Inflation data will be released on Wednesday in the US. Analysts at Nordea Markets, see the December core inflation reading to print in line with consensus at 5.4%, which is the highest number since 1991. They point out unresolved supply restrictions are still the reason behind the inflationary pressure.
“Contributions originate from the usual suspects – used vehicles and rent of shelter. Our models suggest that inflation in owner’s equivalent rent of shelter (OER) was above 4% in December, implying a contribution >1.2% to core inflation. 2021 has surely been the year of surging prices on used cars, a peculiar contributor to the broad index. We expect used car prices to accelerate with more than 2.5% from November, leading to y/y inflation above 35%.”

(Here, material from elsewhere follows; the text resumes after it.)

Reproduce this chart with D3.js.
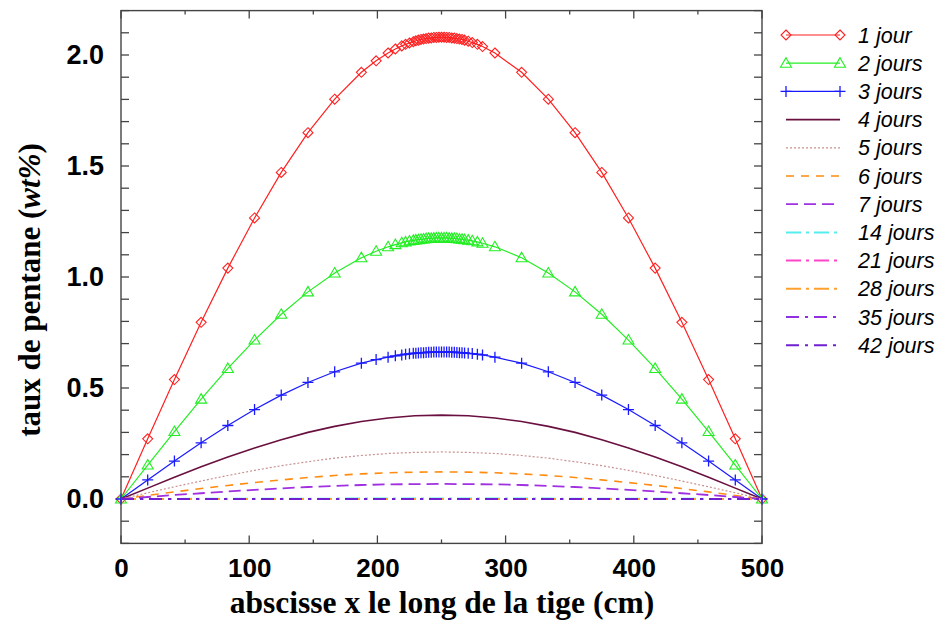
<!DOCTYPE html>
<html><head><meta charset="utf-8">
<script src="https://cdn.jsdelivr.net/npm/d3@7"></script>
<style>body{margin:0;background:#fff}svg{display:block}</style>
</head><body>
<svg id="c" width="940" height="621"></svg>
<script>
// Sampling abscissae (cm)
const xsDense = [0, 20.83, 41.67, 62.5, 83.33, 104.17, 125, 145.83, 166.67, 187.5, 199, 208.33, 214, 219, 222, 225, 228, 230, 232, 234, 236, 238, 240, 242, 244, 246, 248, 250, 252, 254, 256, 258, 260, 262, 264, 266, 268, 270.83, 274, 278, 282, 291.67, 312.5, 333.33, 354.17, 375, 395.83, 416.67, 437.5, 458.33, 479.17, 500];
const xsUniform = [0, 20.83, 41.67, 62.5, 83.33, 104.17, 125, 145.83, 166.67, 187.5, 208.33, 229.17, 250, 270.83, 291.67, 312.5, 333.33, 354.17, 375, 395.83, 416.67, 437.5, 458.33, 479.17, 500];

const day1 = [0, 0.271, 0.538, 0.796, 1.040, 1.266, 1.471, 1.650, 1.801, 1.922, 1.974, 2.009, 2.027, 2.041, 2.048, 2.054, 2.060, 2.064, 2.067, 2.070, 2.072, 2.074, 2.076, 2.077, 2.079, 2.079, 2.080, 2.080, 2.080, 2.079, 2.079, 2.077, 2.076, 2.074, 2.072, 2.070, 2.067, 2.062, 2.056, 2.048, 2.038, 2.009, 1.922, 1.801, 1.650, 1.471, 1.266, 1.040, 0.796, 0.538, 0.271, 0];
const day2 = [0, 0.153, 0.304, 0.450, 0.588, 0.716, 0.832, 0.933, 1.018, 1.087, 1.116, 1.136, 1.146, 1.154, 1.158, 1.162, 1.165, 1.167, 1.168, 1.170, 1.171, 1.173, 1.174, 1.174, 1.175, 1.176, 1.176, 1.176, 1.176, 1.176, 1.175, 1.174, 1.174, 1.173, 1.171, 1.170, 1.168, 1.166, 1.163, 1.158, 1.152, 1.136, 1.087, 1.018, 0.933, 0.832, 0.716, 0.588, 0.450, 0.304, 0.153, 0];
const day3 = [0, 0.086, 0.171, 0.253, 0.331, 0.403, 0.468, 0.525, 0.573, 0.612, 0.628, 0.639, 0.645, 0.649, 0.652, 0.654, 0.656, 0.657, 0.658, 0.659, 0.659, 0.660, 0.661, 0.661, 0.662, 0.662, 0.662, 0.662, 0.662, 0.662, 0.662, 0.661, 0.661, 0.660, 0.659, 0.659, 0.658, 0.656, 0.655, 0.652, 0.649, 0.639, 0.612, 0.573, 0.525, 0.468, 0.403, 0.331, 0.253, 0.171, 0.086, 0];
const day4 = [0, 0.049, 0.098, 0.145, 0.189, 0.230, 0.267, 0.300, 0.327, 0.349, 0.365, 0.375, 0.378, 0.375, 0.365, 0.349, 0.327, 0.300, 0.267, 0.230, 0.189, 0.145, 0.098, 0.049, 0];
const day5 = [0, 0.028, 0.055, 0.081, 0.106, 0.129, 0.150, 0.168, 0.184, 0.196, 0.205, 0.210, 0.212, 0.210, 0.205, 0.196, 0.184, 0.168, 0.150, 0.129, 0.106, 0.081, 0.055, 0.028, 0];
const day6 = [0, 0.016, 0.032, 0.047, 0.061, 0.074, 0.086, 0.097, 0.106, 0.113, 0.118, 0.121, 0.122, 0.121, 0.118, 0.113, 0.106, 0.097, 0.086, 0.074, 0.061, 0.047, 0.032, 0.016, 0];
const day7 = [0, 0.009, 0.018, 0.026, 0.034, 0.041, 0.048, 0.054, 0.059, 0.063, 0.066, 0.067, 0.068, 0.067, 0.066, 0.063, 0.059, 0.054, 0.048, 0.041, 0.034, 0.026, 0.018, 0.009, 0];
const day14 = [0, 0.0003, 0.0005, 0.0008, 0.001, 0.0012, 0.0014, 0.0016, 0.0017, 0.0018, 0.0019, 0.002, 0.002, 0.002, 0.0019, 0.0018, 0.0017, 0.0016, 0.0014, 0.0012, 0.001, 0.0008, 0.0005, 0.0003, 0];
const day21 = [0, 0, 0, 0, 0, 0, 0, 0, 0, 0, 0, 0, 0.0001, 0, 0, 0, 0, 0, 0, 0, 0, 0, 0, 0, 0];
const day28 = [0, 0, 0, 0, 0, 0, 0, 0, 0, 0, 0, 0, 0, 0, 0, 0, 0, 0, 0, 0, 0, 0, 0, 0, 0];
const day35 = [0, 0, 0, 0, 0, 0, 0, 0, 0, 0, 0, 0, 0, 0, 0, 0, 0, 0, 0, 0, 0, 0, 0, 0, 0];
const day42 = [0, 0, 0, 0, 0, 0, 0, 0, 0, 0, 0, 0, 0, 0, 0, 0, 0, 0, 0, 0, 0, 0, 0, 0, 0];

const seriesNames = ["1 jour", "2 jours", "3 jours", "4 jours", "5 jours", "6 jours", "7 jours", "14 jours", "21 jours", "28 jours", "35 jours", "42 jours"];
const xTickValues = [0, 100, 200, 300, 400, 500];
const yTickValues = [0.0, 0.5, 1.0, 1.5, 2.0];
const xLabel = "abscisse x le long de la tige (cm)";
const yLabelMain = "taux de pentane (";
const yLabelItalic = "wt%";
const yLabelEnd = ")";

const styles = [
  {color: "#ff2020", w: 1.2, dash: null, marker: "diamond"},
  {color: "#22ee22", w: 1.2, dash: null, marker: "triangle"},
  {color: "#1a1aff", w: 1.2, dash: null, marker: "plus"},
  {color: "#6a1040", w: 1.6, dash: null},
  {color: "#c89090", w: 1.2, dash: "2,2"},
  {color: "#ff8c10", w: 1.6, dash: "8,7"},
  {color: "#a030e0", w: 1.8, dash: "12,6"},
  {color: "#55eeee", w: 2, dash: "15,5,3,5"},
  {color: "#ff44cc", w: 2, dash: "15,5,3,5"},
  {color: "#ffa030", w: 2, dash: "15,5,3,5"},
  {color: "#9030e0", w: 2, dash: "13,6,3,6"},
  {color: "#7020d0", w: 2, dash: "13,6,3,6"}
];
const dataY = [day1, day2, day3, day4, day5, day6, day7, day14, day21, day28, day35, day42];
const dataX = [xsDense, xsDense, xsDense, xsUniform, xsUniform, xsUniform, xsUniform, xsUniform, xsUniform, xsUniform, xsUniform, xsUniform];

const svg = d3.select("#c");
const L = 121, R = 762, T = 10.6, B = 543.4;
const x = d3.scaleLinear().domain([0, 500]).range([L, R]);
const y = d3.scaleLinear().domain([-0.2, 2.2]).range([B, T]);
const axisColor = "#444";

// frame
svg.append("rect").attr("x", L).attr("y", T).attr("width", R - L).attr("height", B - T)
  .attr("fill", "none").attr("stroke", axisColor).attr("stroke-width", 1.4);

// ticks
const xMinor = d3.range(0, 501, 50);
const yMinor = d3.range(-2, 23).map(v => v / 10);
const tickG = svg.append("g").attr("stroke", axisColor).attr("stroke-width", 1.3);
xMinor.forEach(v => {
  const len = (v % 100 === 0) ? 8 : 4;
  tickG.append("line").attr("x1", x(v)).attr("x2", x(v)).attr("y1", B).attr("y2", B - len);
  tickG.append("line").attr("x1", x(v)).attr("x2", x(v)).attr("y1", T).attr("y2", T + len);
});
yMinor.forEach(v => {
  const len = 8;
  tickG.append("line").attr("x1", L).attr("x2", L + len).attr("y1", y(v)).attr("y2", y(v));
  tickG.append("line").attr("x1", R).attr("x2", R - len).attr("y1", y(v)).attr("y2", y(v));
});

// tick labels via axes
const xAxis = d3.axisBottom(x).tickValues(xTickValues).tickSize(0).tickPadding(0).tickFormat(d3.format("d"));
const gx = svg.append("g").attr("transform", `translate(0,${B})`).call(xAxis);
gx.select(".domain").remove();
gx.selectAll("text").attr("font-family", "Liberation Sans, Arial, sans-serif").attr("font-weight", "bold")
  .attr("font-size", 26).attr("fill", "#000").attr("dy", "1.3em");
const yAxis = d3.axisLeft(y).tickValues(yTickValues).tickSize(0).tickPadding(17).tickFormat(d3.format(".1f"));
const gy = svg.append("g").attr("transform", `translate(${L},0)`).call(yAxis);
gy.select(".domain").remove();
gy.selectAll("text").attr("font-family", "Liberation Sans, Arial, sans-serif").attr("font-weight", "bold")
  .attr("font-size", 27).attr("fill", "#000");

// axis titles
svg.append("text").attr("x", 442).attr("y", 613).attr("text-anchor", "middle")
  .attr("font-family", "Liberation Serif, Times New Roman, serif").attr("font-weight", "bold").attr("font-size", 31.5)
  .text(xLabel);
const yt = svg.append("text").attr("transform", `translate(40,290) rotate(-90)`).attr("text-anchor", "middle")
  .attr("font-family", "Liberation Serif, Times New Roman, serif").attr("font-weight", "bold").attr("font-size", 31);
yt.append("tspan").text(yLabelMain);
yt.append("tspan").attr("font-style", "italic").text(yLabelItalic);
yt.append("tspan").text(yLabelEnd);

// markers
function marker(g, type, cx, cy, color) {
  if (type === "diamond") {
    g.append("path").attr("d", `M${cx},${cy - 5}L${cx + 5},${cy}L${cx},${cy + 5}L${cx - 5},${cy}Z`)
      .attr("fill", "none").attr("stroke", color).attr("stroke-width", 1.1);
  } else if (type === "triangle") {
    g.append("path").attr("d", `M${cx},${cy - 5.5}L${cx + 5.5},${cy + 4}L${cx - 5.5},${cy + 4}Z`)
      .attr("fill", "none").attr("stroke", color).attr("stroke-width", 1.1);
  } else if (type === "plus") {
    g.append("path").attr("d", `M${cx - 5.5},${cy}L${cx + 5.5},${cy}M${cx},${cy - 5.5}L${cx},${cy + 5.5}`)
      .attr("fill", "none").attr("stroke", color).attr("stroke-width", 1.3);
  }
}

// lines
const plot = svg.append("g");
dataY.forEach((ys, i) => {
  const st = styles[i];
  const pts = ys.map((v, j) => [dataX[i][j], v]);
  const line = d3.line().x(d => x(d[0])).y(d => y(d[1]));
  plot.append("path").attr("d", line(pts)).attr("fill", "none").attr("stroke", st.color)
    .attr("stroke-width", st.w).attr("stroke-dasharray", st.dash);
  if (st.marker) {
    const mg = plot.append("g");
    pts.forEach(p => marker(mg, st.marker, x(p[0]), y(p[1]), st.color));
  }
});

// legend
const lg = svg.append("g");
const ly0 = 35, ldy = 28.2, lx1 = 786, lx2 = 840, ltx = 858;
seriesNames.forEach((name, i) => {
  const st = styles[i];
  const yy = ly0 + i * ldy;
  lg.append("line").attr("x1", lx1).attr("x2", lx2).attr("y1", yy).attr("y2", yy)
    .attr("stroke", st.color).attr("stroke-width", st.w).attr("stroke-dasharray", st.dash);
  if (st.marker) { marker(lg, st.marker, lx1, yy, st.color); marker(lg, st.marker, lx2, yy, st.color); }
  lg.append("text").attr("x", ltx).attr("y", yy + 7.5).attr("font-family", "Liberation Sans, Arial, sans-serif")
    .attr("font-style", "italic").attr("font-size", 21.5).attr("fill", "#000").text(name);
});
</script>
</body></html>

“Minutes from the December meeting revealed that the bottlenecks in supply chains and labor markets are more rigid than firstly anticipated by Fed officials, doubtlessly leading to an even higher inflation reading in December. However, Fed officials argue that bottlenecks are likely to ease soon which leads us to believe that inflation peaks in either the current or next print. The combination of reversed base effects, a larger supply, and weakening of foreign demand for American goods will lead to a downward pressure on prices, eventually easing inflation.”
“Our prospects of high readings tomorrow have us believe in a strong USD and a further increase in the long-dated Treasury yields. We still expect Fed’s lift-off to occur in March, three months early compared to most forecasters. Prepare accordingly.”